_JOB_
Quote the listing below in full and exactly as written, but omit every picture.

== DATA SHOWN

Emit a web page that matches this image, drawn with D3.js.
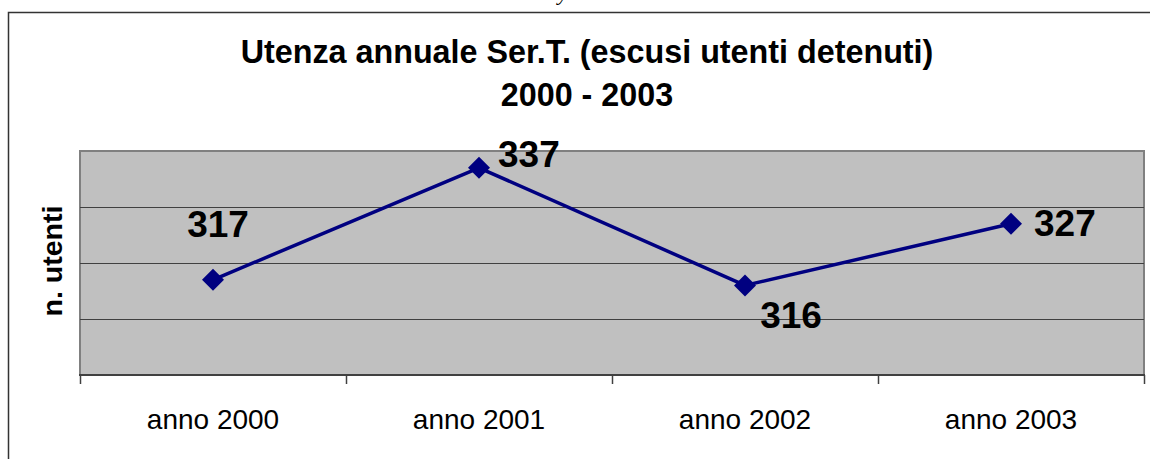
<!DOCTYPE html>
<html>
<head>
<meta charset="utf-8">
<script src="https://cdn.jsdelivr.net/npm/d3@7"></script>
<style>
  html, body { margin: 0; padding: 0; background: #fff; overflow: hidden; }
  svg { display: block; font-family: "Liberation Sans", Arial, sans-serif; }
</style>
</head>
<body>
<div id="chart"></div>
<script>
// data
const categories = ['anno 2000', 'anno 2001', 'anno 2002', 'anno 2003'];
const utenti = [317, 337, 316, 327];
const titleLines = ['Utenza annuale Ser.T. (escusi utenti detenuti)', '2000 - 2003'];
const yTitle = 'n. utenti';
const yDomain = [300, 340];

// label placement relative to the marker (dx, dy, anchor)
const labelPlacement = [
  { dx: 5, dy: -43, anchor: 'middle' },
  { dx: 19, dy: -1, anchor: 'start' },
  { dx: 46, dy: 43, anchor: 'middle' },
  { dx: 23, dy: 12, anchor: 'start' }
];

const width = 1150;
const height = 459;
const plot = { left: 80, right: 1144, top: 151, bottom: 375 };

const svg = d3.select('#chart')
  .append('svg')
  .attr('width', width)
  .attr('height', height);

// outer frame (runs off the page right and bottom)
svg.append('rect')
  .attr('x', 8.5)
  .attr('y', 12.5)
  .attr('width', width + 20)
  .attr('height', height + 20)
  .attr('fill', '#fff')
  .attr('stroke', '#333')
  .attr('stroke-width', 1.5);

// clipped glyph from the page text above the chart (cut off in the original too)
svg.append('text')
  .attr('x', 558)
  .attr('y', 0)
  .attr('font-family', '"Liberation Serif", serif')
  .attr('font-style', 'italic')
  .attr('font-size', 22)
  .attr('fill', '#000')
  .text('y');

const x = d3.scaleBand()
  .domain(categories)
  .range([plot.left, plot.right]);

const y = d3.scaleLinear()
  .domain(yDomain)
  .range([plot.bottom, plot.top]);

// plot background
svg.append('rect')
  .attr('x', plot.left)
  .attr('y', plot.top)
  .attr('width', plot.right - plot.left)
  .attr('height', plot.bottom - plot.top)
  .attr('fill', '#c0c0c0')
  .attr('stroke', '#808080')
  .attr('stroke-width', 2);

// gridlines
svg.append('g')
  .selectAll('line')
  .data(y.ticks(4).filter(d => d > yDomain[0] && d < yDomain[1]))
  .enter().append('line')
  .attr('x1', plot.left)
  .attr('x2', plot.right)
  .attr('y1', d => Math.round(y(d)) + 0.5)
  .attr('y2', d => Math.round(y(d)) + 0.5)
  .attr('stroke', '#404040')
  .attr('stroke-width', 1);

// x axis line + ticks between categories
svg.append('line')
  .attr('x1', plot.left - 1)
  .attr('x2', plot.right + 1)
  .attr('y1', plot.bottom)
  .attr('y2', plot.bottom)
  .attr('stroke', '#404040')
  .attr('stroke-width', 2);

const tickEdges = categories.map(c => x(c)).concat([x.range()[1]]);
svg.append('g')
  .selectAll('line')
  .data(tickEdges)
  .enter().append('line')
  .attr('x1', d => Math.round(d) + 0.5)
  .attr('x2', d => Math.round(d) + 0.5)
  .attr('y1', plot.bottom)
  .attr('y2', plot.bottom + 9)
  .attr('stroke', '#404040')
  .attr('stroke-width', 1.5);

// category labels
const xAxis = svg.append('g')
  .attr('transform', `translate(0,${plot.bottom})`)
  .call(d3.axisBottom(x).tickSize(0).tickPadding(0));
xAxis.select('.domain').remove();
xAxis.selectAll('text')
  .attr('dy', null)
  .attr('y', 54)
  .attr('font-family', '"Liberation Sans", Arial, sans-serif')
  .attr('font-size', 28)
  .attr('fill', '#000');

// y title
svg.append('text')
  .attr('transform', 'translate(62,261) rotate(-90)')
  .attr('text-anchor', 'middle')
  .attr('font-size', 28.5)
  .attr('font-weight', 'bold')
  .attr('fill', '#000')
  .text(yTitle);

// chart title
svg.append('g')
  .selectAll('text')
  .data(titleLines)
  .enter().append('text')
  .attr('x', 587)
  .attr('y', (d, i) => 63 + i * 43)
  .attr('text-anchor', 'middle')
  .attr('font-size', 32.3)
  .attr('font-weight', 'bold')
  .attr('fill', '#000')
  .text(d => d);

const cx = (d, i) => x(categories[i]) + x.bandwidth() / 2;

// series line
const line = d3.line()
  .x((d, i) => cx(d, i))
  .y(d => y(d));

svg.append('path')
  .datum(utenti)
  .attr('fill', 'none')
  .attr('stroke', '#000080')
  .attr('stroke-width', 3.5)
  .attr('stroke-linejoin', 'round')
  .attr('d', line);

// diamond markers
svg.append('g')
  .selectAll('path')
  .data(utenti)
  .enter().append('path')
  .attr('transform', (d, i) => `translate(${cx(d, i)},${y(d)})`)
  .attr('d', 'M0,-11L11,0L0,11L-11,0Z')
  .attr('fill', '#000080');

// value labels
svg.append('g')
  .selectAll('text')
  .data(utenti)
  .enter().append('text')
  .attr('x', (d, i) => cx(d, i) + labelPlacement[i].dx)
  .attr('y', (d, i) => y(d) + labelPlacement[i].dy)
  .attr('text-anchor', (d, i) => labelPlacement[i].anchor)
  .attr('font-size', 37)
  .attr('font-weight', 'bold')
  .attr('fill', '#000')
  .text(d => d);
</script>
</body>
</html>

====

_TASK SOLUTION_
Emit a web page that matches this image, drawn with D3.js.
<!DOCTYPE html>
<html>
<head>
<meta charset="utf-8">
<script src="https://cdn.jsdelivr.net/npm/d3@7"></script>
<style>
  html, body { margin: 0; padding: 0; background: #fff; overflow: hidden; }
  svg { display: block; font-family: "Liberation Sans", Arial, sans-serif; }
</style>
</head>
<body>
<div id="chart"></div>
<script>
// data
const categories = ['anno 2000', 'anno 2001', 'anno 2002', 'anno 2003'];
const utenti = [317, 337, 316, 327];
const titleLines = ['Utenza annuale Ser.T. (escusi utenti detenuti)', '2000 - 2003'];
const yTitle = 'n. utenti';
const yDomain = [300, 340];

// label placement relative to the marker (dx, dy, anchor)
const labelPlacement = [
  { dx: 5, dy: -43, anchor: 'middle' },
  { dx: 19, dy: -1, anchor: 'start' },
  { dx: 46, dy: 43, anchor: 'middle' },
  { dx: 23, dy: 12, anchor: 'start' }
];

const width = 1150;
const height = 459;
const plot = { left: 80, right: 1144, top: 151, bottom: 375 };

const svg = d3.select('#chart')
  .append('svg')
  .attr('width', width)
  .attr('height', height);

// outer frame (runs off the page right and bottom)
svg.append('rect')
  .attr('x', 8.5)
  .attr('y', 12.5)
  .attr('width', width + 20)
  .attr('height', height + 20)
  .attr('fill', '#fff')
  .attr('stroke', '#333')
  .attr('stroke-width', 1.5);

// clipped glyph from the page text above the chart (cut off in the original too)
svg.append('text')
  .attr('x', 558)
  .attr('y', 0)
  .attr('font-family', '"Liberation Serif", serif')
  .attr('font-style', 'italic')
  .attr('font-size', 22)
  .attr('fill', '#000')
  .text('y');

const x = d3.scaleBand()
  .domain(categories)
  .range([plot.left, plot.right]);

const y = d3.scaleLinear()
  .domain(yDomain)
  .range([plot.bottom, plot.top]);

// plot background
svg.append('rect')
  .attr('x', plot.left)
  .attr('y', plot.top)
  .attr('width', plot.right - plot.left)
  .attr('height', plot.bottom - plot.top)
  .attr('fill', '#c0c0c0')
  .attr('stroke', '#808080')
  .attr('stroke-width', 2);

// gridlines
svg.append('g')
  .selectAll('line')
  .data(y.ticks(4).filter(d => d > yDomain[0] && d < yDomain[1]))
  .enter().append('line')
  .attr('x1', plot.left)
  .attr('x2', plot.right)
  .attr('y1', d => Math.round(y(d)) + 0.5)
  .attr('y2', d => Math.round(y(d)) + 0.5)
  .attr('stroke', '#404040')
  .attr('stroke-width', 1);

// x axis line + ticks between categories
svg.append('line')
  .attr('x1', plot.left - 1)
  .attr('x2', plot.right + 1)
  .attr('y1', plot.bottom)
  .attr('y2', plot.bottom)
  .attr('stroke', '#404040')
  .attr('stroke-width', 2);

const tickEdges = categories.map(c => x(c)).concat([x.range()[1]]);
svg.append('g')
  .selectAll('line')
  .data(tickEdges)
  .enter().append('line')
  .attr('x1', d => Math.round(d) + 0.5)
  .attr('x2', d => Math.round(d) + 0.5)
  .attr('y1', plot.bottom)
  .attr('y2', plot.bottom + 9)
  .attr('stroke', '#404040')
  .attr('stroke-width', 1.5);

// category labels
const xAxis = svg.append('g')
  .attr('transform', `translate(0,${plot.bottom})`)
  .call(d3.axisBottom(x).tickSize(0).tickPadding(0));
xAxis.select('.domain').remove();
xAxis.selectAll('text')
  .attr('dy', null)
  .attr('y', 54)
  .attr('font-family', '"Liberation Sans", Arial, sans-serif')
  .attr('font-size', 28)
  .attr('fill', '#000');

// y title
svg.append('text')
  .attr('transform', 'translate(62,261) rotate(-90)')
  .attr('text-anchor', 'middle')
  .attr('font-size', 28.5)
  .attr('font-weight', 'bold')
  .attr('fill', '#000')
  .text(yTitle);

// chart title
svg.append('g')
  .selectAll('text')
  .data(titleLines)
  .enter().append('text')
  .attr('x', 587)
  .attr('y', (d, i) => 63 + i * 43)
  .attr('text-anchor', 'middle')
  .attr('font-size', 32.3)
  .attr('font-weight', 'bold')
  .attr('fill', '#000')
  .text(d => d);

const cx = (d, i) => x(categories[i]) + x.bandwidth() / 2;

// series line
const line = d3.line()
  .x((d, i) => cx(d, i))
  .y(d => y(d));

svg.append('path')
  .datum(utenti)
  .attr('fill', 'none')
  .attr('stroke', '#000080')
  .attr('stroke-width', 3.5)
  .attr('stroke-linejoin', 'round')
  .attr('d', line);

// diamond markers
svg.append('g')
  .selectAll('path')
  .data(utenti)
  .enter().append('path')
  .attr('transform', (d, i) => `translate(${cx(d, i)},${y(d)})`)
  .attr('d', 'M0,-11L11,0L0,11L-11,0Z')
  .attr('fill', '#000080');

// value labels
svg.append('g')
  .selectAll('text')
  .data(utenti)
  .enter().append('text')
  .attr('x', (d, i) => cx(d, i) + labelPlacement[i].dx)
  .attr('y', (d, i) => y(d) + labelPlacement[i].dy)
  .attr('text-anchor', (d, i) => labelPlacement[i].anchor)
  .attr('font-size', 37)
  .attr('font-weight', 'bold')
  .attr('fill', '#000')
  .text(d => d);
</script>
</body>
</html>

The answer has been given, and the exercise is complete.